Engineered Timber, the Sustainable Building Material of the Future
17th Apr 2013
All around the world construction is an industry that consumes a lot of energy and is generally renowned for being unsustainable. One solution that is growing in popularity is the use of engineered wood, a sustainable material that is strong enough to support even a tall building.
The world’s tallest wood-framed building currently is a block of boutique apartments in Melbourne, Australia. Standing 106 feet tall the building, known as Forté, was the fruit of Lend Lease Corp. Ltd, the giant development firm famous for building the Sydney Opera House and helping with the construction of the Petronas Towers in Kuala Lumpur, Malaysia, the world tallest building from 1998 to 2004.
The structural beams were built from cross-laminated timber (CLT). A material produced by gluing together, under high pressure, layers of wood, alternating between lengthwise and crosswise grain.

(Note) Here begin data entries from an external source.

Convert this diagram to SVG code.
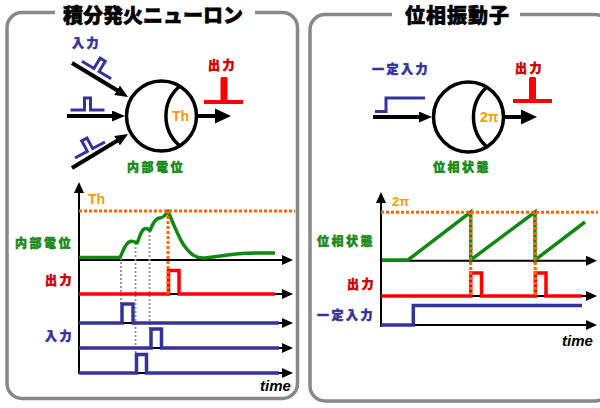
<svg xmlns="http://www.w3.org/2000/svg" width="600" height="408" viewBox="0 0 600 408">
<defs>
<style>
.panel{fill:none;stroke:#888;stroke-width:3.5}
.title{font-family:"Noto Sans CJK JP","Noto Sans CJK SC",sans-serif;font-weight:900;font-size:20px;fill:#000;stroke:#000;stroke-width:0.6}
.lbl{font-family:"Noto Sans CJK JP","Noto Sans CJK SC",sans-serif;font-weight:900;font-size:12px;letter-spacing:2.5px;stroke-width:0.5}
.blue{fill:#333399;stroke:#333399}
.red{fill:#cc0000;stroke:#cc0000}
.green{fill:#1a8a1a;stroke:#1a8a1a}
.orange{fill:#ff9900}
.lat{font-family:"Liberation Sans",Arial,sans-serif;font-weight:bold}
.time{font-family:"Liberation Sans",Arial,sans-serif;font-weight:bold;font-style:italic;font-size:15px;fill:#000}
.thick{fill:none;stroke:#000;stroke-width:4}
.ring{fill:#fff;stroke:#000;stroke-width:3.5}
.axis{fill:none;stroke:#000;stroke-width:2}
.sigB{fill:none;stroke:#333399;stroke-width:3.5}
.sigR{fill:none;stroke:#ff0000;stroke-width:3.5}
.sigG{fill:none;stroke:#118811;stroke-width:3.5;stroke-linejoin:round}
.dotO{fill:none;stroke:#ff6600;stroke-width:3;stroke-dasharray:3,2}
.dotG{fill:none;stroke:#999;stroke-width:2;stroke-dasharray:2,2}
</style>
<marker id="bigArrow" markerUnits="userSpaceOnUse" markerWidth="13" markerHeight="11" refX="4" refY="5.5" orient="auto">
<path d="M0,0 L13,5.5 L0,11 z" fill="#000"/>
</marker>
<marker id="axArrow" markerUnits="userSpaceOnUse" markerWidth="11" markerHeight="10" refX="1" refY="5" orient="auto">
<path d="M0,0 L11,5 L0,10 z" fill="#000"/>
</marker>
<path id="pulse" d="M-17,0 H-3 V-12 H3 V0 H17"/>
</defs>
<rect width="600" height="408" fill="#fff"/>

<g id="panel-left">
<rect class="panel" x="7" y="12.5" width="290.5" height="386" rx="15"/>
<rect x="55" y="5" width="200" height="16" fill="#fff"/>
<text class="title" x="63" y="23">積分発火ニューロン</text>
</g>
<g id="panel-right">
<rect class="panel" x="310" y="14.5" width="300" height="386.5" rx="15"/>
<rect x="392" y="5" width="128" height="16" fill="#fff"/>
<text class="title" x="405" y="23" letter-spacing="1">位相振動子</text>
</g>

<g id="connectors">
<line class="thick" x1="72" y1="63" x2="120.4" y2="92.3" marker-end="url(#bigArrow)"/>
<line class="thick" x1="67" y1="116" x2="116" y2="116" marker-end="url(#bigArrow)"/>
<line class="thick" x1="72" y1="168" x2="120.4" y2="138.7" marker-end="url(#bigArrow)"/>
<line class="thick" x1="197" y1="116" x2="216" y2="116"/>
<polygon points="215,108.5 231,116 215,123.5" fill="#000"/>
<line class="thick" x1="373" y1="117" x2="423" y2="117" marker-end="url(#bigArrow)"/>
<line class="thick" x1="504" y1="117" x2="522" y2="117"/>
<polygon points="521,109.5 537,117 521,124.5" fill="#000"/>
</g>

<g id="neuron">
<circle class="ring" cx="161.5" cy="116" r="35"/>
<path class="thick" style="stroke-width:3.5" d="M180,86 A39,39 0 0 0 180,146"/>
<text class="lat orange" x="172" y="120.5" font-size="14">Th</text>
<text class="lbl green" x="127" y="172">内部電位</text>
<use href="#pulse" class="sigB" style="stroke-width:3" transform="translate(96.5,70) rotate(31)"/>
<use href="#pulse" class="sigB" style="stroke-width:3" transform="translate(87.5,110)"/>
<use href="#pulse" class="sigB" style="stroke-width:3" transform="translate(90,150) rotate(-28) scale(-1,1)"/>
<text class="lbl blue" x="72" y="48">入力</text>
<g id="out-left">
<line x1="204" y1="102" x2="243" y2="102" stroke="#ff0000" stroke-width="4"/>
<rect x="220.5" y="77" width="7" height="25" rx="1.5" fill="#ff0000"/>
</g>
<text class="lbl red" x="208" y="69.5">出力</text>
</g>

<g id="oscillator">
<circle class="ring" cx="468.5" cy="117" r="35"/>
<path class="thick" style="stroke-width:3.5" d="M487,87 A40,40 0 0 0 487,147"/>
<text class="lat orange" x="480" y="122" font-size="14">2π</text>
<text class="lbl green" x="433" y="172">位相状態</text>
<path class="sigB" style="stroke-width:3" d="M375,111.5 H386 V98 H425"/>
<text class="lbl blue" x="372" y="73.5">一定入力</text>
<line x1="513" y1="101" x2="552" y2="101" stroke="#ff0000" stroke-width="4"/>
<rect x="529" y="77" width="7" height="24" rx="1.5" fill="#ff0000"/>
<text class="lbl red" x="515" y="72.5">出力</text>
</g>

<g id="chart-left">
<line class="axis" x1="79" y1="374" x2="79" y2="192" marker-end="url(#axArrow)"/>
<line class="axis" x1="78" y1="260" x2="283" y2="260" marker-end="url(#axArrow)"/>
<line class="axis" x1="78" y1="294" x2="283" y2="294" marker-end="url(#axArrow)"/>
<line class="axis" x1="78" y1="323" x2="283" y2="323" marker-end="url(#axArrow)"/>
<line class="axis" x1="78" y1="348" x2="283" y2="348" marker-end="url(#axArrow)"/>
<line class="axis" x1="78" y1="373" x2="283" y2="373" marker-end="url(#axArrow)"/>
<line class="dotG" x1="121" y1="258" x2="121" y2="304"/>
<line class="dotG" x1="135.5" y1="243" x2="135.5" y2="354"/>
<line class="dotG" x1="149.5" y1="231" x2="149.5" y2="329"/>
<path class="sigG" d="M79,257.5 H120 C123,252 125,243 130,241.5 C133,240.5 135,242 137,243 C139,240 140,232 144,229 C147,227.5 148,229 150,230.5 C152,226 154,220 158,218.5 C161,217.5 164,218.5 168,211 C171,218 176,232 183,244 C190,254 196,259 205,258 C215,257 230,253.5 255,253 L275,253"/>
<path class="sigR" d="M79,294 H168.5 V270.5 H179 V294 H275"/>
<path class="sigB" d="M79,323 H122 V304 H133 V323 H279"/>
<path class="sigB" d="M79,348 H151 V329 H161.5 V348 H279"/>
<path class="sigB" d="M79,373 H136.5 V354.5 H146.5 V373 H279"/>
<line class="dotO" x1="79" y1="211" x2="295" y2="211"/>
<line class="dotO" x1="168" y1="211" x2="168" y2="294"/>
<text class="lat orange" x="88" y="204" font-size="14">Th</text>
<text class="lbl green" x="15" y="247.5">内部電位</text>
<text class="lbl red" x="45" y="285" letter-spacing="3">出力</text>
<text class="lbl blue" x="45" y="341" letter-spacing="3">入力</text>
<text class="time" x="260" y="390.5">time</text>
</g>

<g id="chart-right">
<line class="axis" x1="381" y1="327" x2="381" y2="202" marker-end="url(#axArrow)"/>
<line class="axis" x1="380" y1="260.7" x2="587" y2="260.7" marker-end="url(#axArrow)"/>
<line class="axis" x1="380" y1="296" x2="587" y2="296" marker-end="url(#axArrow)"/>
<line class="axis" x1="380" y1="325" x2="587" y2="325" marker-end="url(#axArrow)"/>
<path class="sigG" style="stroke-linejoin:miter" d="M382,260 H408 L470.7,212 V260 L535,212 V260 L585,222"/>
<path class="sigR" d="M381,296 H470.7 V273 H481.5 V296 H535.3 V273 H546 V296 H582"/>
<path class="sigB" d="M381,325 H413.3 V305.5 H582"/>
<line class="dotO" x1="381" y1="212.3" x2="598" y2="212.3"/>
<line class="dotO" x1="470.7" y1="212" x2="470.7" y2="296"/>
<line class="dotO" x1="535.3" y1="212" x2="535.3" y2="296"/>
<text class="lat orange" x="392" y="206" font-size="13">2π</text>
<text class="lbl green" x="317" y="246">位相状態</text>
<text class="lbl red" x="347" y="289" letter-spacing="3">出力</text>
<text class="lbl blue" x="317" y="319.5">一定入力</text>
<text class="time" x="562" y="346">time</text>
</g>
</svg>
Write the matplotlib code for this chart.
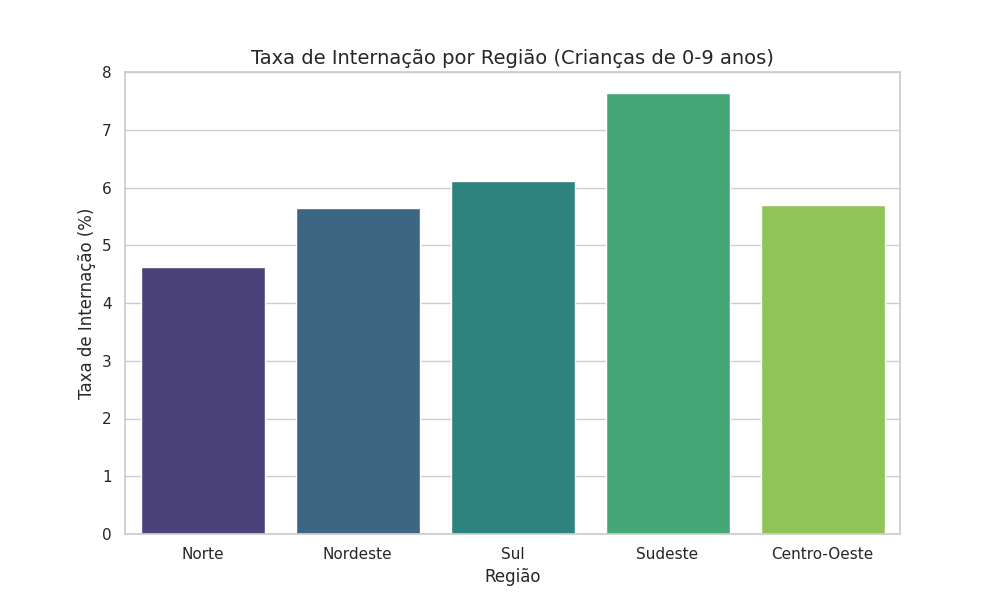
import matplotlib
matplotlib.use("Agg")
import matplotlib.pyplot as plt
import seaborn as sns

regioes = ["Norte", "Nordeste", "Sul", "Sudeste", "Centro-Oeste"]
taxas = [4.62, 5.64, 6.12, 7.63, 5.69]

sns.set_theme(style="whitegrid")
fig, ax = plt.subplots(figsize=(10, 6), dpi=100)
sns.barplot(x=regioes, y=taxas, hue=regioes, palette="viridis", legend=False, ax=ax)
ax.set_ylim(0, 8)
ax.set_title("Taxa de Internação por Região (Crianças de 0-9 anos)", fontsize=14)
ax.set_xlabel("Região", fontsize=12)
ax.set_ylabel("Taxa de Internação (%)", fontsize=12)
fig.savefig("out.png")
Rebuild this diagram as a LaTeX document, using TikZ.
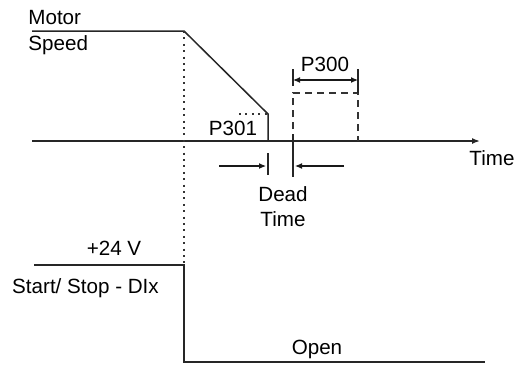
\documentclass[tikz,border=0pt]{standalone}
\usepackage{fontspec}
\setmainfont{Liberation Sans}
\usetikzlibrary{arrows.meta}

\begin{document}
\begin{tikzpicture}[
    x=0.5pt, y=-0.5pt,
    signal/.style={line width=0.75pt, black!85},
    guide/.style={line width=0.9pt, black!80, dash pattern=on 1pt off 2.2pt},
    window/.style={line width=0.65pt, black!80, dash pattern=on 3.5pt off 2.5pt},
    tick/.style={line width=0.6pt, black!85},
    arrow/.style={-{Latex[length=3.5pt, width=3pt]}, line width=0.55pt, black!90},
    label/.style={font=\fontsize{10.3}{12}\selectfont, inner sep=0pt}
]
\useasboundingbox (0,0) rectangle (514,365);

% motor speed
\coordinate (msStart) at (32,31);
\coordinate (msStop) at (184,31);
\coordinate (rampEnd) at (268,114);
\coordinate (rampFoot) at (268,141);
\coordinate (rampDot) at (239,114);
\coordinate (axisStart) at (32,141);
\coordinate (axisEnd) at (480,141);

\draw[signal] (msStart) -- (msStop) -- (rampEnd) -- (rampFoot);
\draw[signal, -{Latex[length=4pt, width=3pt]}] (axisStart) -- (axisEnd);
\draw[guide] (rampDot) -- (rampEnd);

% restart window
\coordinate (winBL) at (293,141);
\coordinate (winTL) at (293,93);
\coordinate (winTR) at (358,93);
\coordinate (winBR) at (358,141);
\draw[window] (winBL) -- (winTL) -- (winTR) -- (winBR);

\coordinate (p300L) at (293,80);
\coordinate (p300R) at (358,80);
\draw[tick] (293,69) -- (293,86);
\draw[tick] (358,69) -- (winTR);
\draw[arrow, {Latex[length=3.5pt, width=3pt]}-{Latex[length=3.5pt, width=3pt]}] (p300L) -- (p300R);

% dead time
\coordinate (deadL) at (268,153);
\coordinate (deadLb) at (268,175);
\coordinate (deadR) at (293,134);
\coordinate (deadRb) at (293,177);
\draw[tick] (deadL) -- (deadLb);
\draw[tick] (deadR) -- (deadRb);
\coordinate (inL) at (219,166);
\coordinate (inR) at (344,166);
\draw[arrow] (inL) -- (266,166);
\draw[arrow] (inR) -- (295,166);

% start / stop input
\coordinate (diStart) at (34,265);
\coordinate (diEdge) at (184,265);
\coordinate (diLow) at (184,362);
\coordinate (diEnd) at (485,362);
\draw[signal] (diStart) -- (diEdge) -- (diLow) -- (diEnd);
\draw[guide] (msStop) -- (diEdge);

% labels
\node[label, anchor=base west] (motor) at (28,24.5) {Motor};
\node[label, anchor=base west] (speed) at (28,50) {Speed};
\node[label, anchor=base] (p301) at (233,135) {P301};
\node[label, anchor=base] (p300) at (325,71.5) {P300};
\node[label, anchor=base] (time) at (492,165) {Time};
\node[label, anchor=base] (dead) at (283,201) {Dead};
\node[label, anchor=base] (deadtime) at (283,226) {Time};
\node[label, anchor=base] (volt) at (114,255) {+24 V};
\node[label, anchor=base] (dix) at (85.5,293) {Start/ Stop - DIx};
\node[label, anchor=base] (open) at (317,354) {Open};

\end{tikzpicture}
\end{document}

Compressing the layers under high pressure results in an incredibly dense material that is far stronger than normal wooden beams; and, whilst fire might be a natural fear to consider with a wooden building, CLT is highly flame resistant due to its density. Using CLT also decreases construction time, and therefore reduces costs, by offering the possibility of having interlocking joints pre-manufactured. Lend Lease claim that the construction time of the Forté project was reduced by 30% by using CLT with pre-manufactured joints.
The Forté website displays a list of features included in the building’s design, such as: rainwater capture; LED lights; bike share, secure bike parking; car share; downtown neighbourhood just two minutes from the waters front; veggie garden on each balcony; reversible heat/AC units; rainwater assisted toilet; elevators with regenerative braking; solar shading; It doesn’t actually look like they set the efficiency bar remarkably high by current standards.
Located in Victoria Harbour, central Melbourne, the apartments range in price from US$446,000 to $825,000.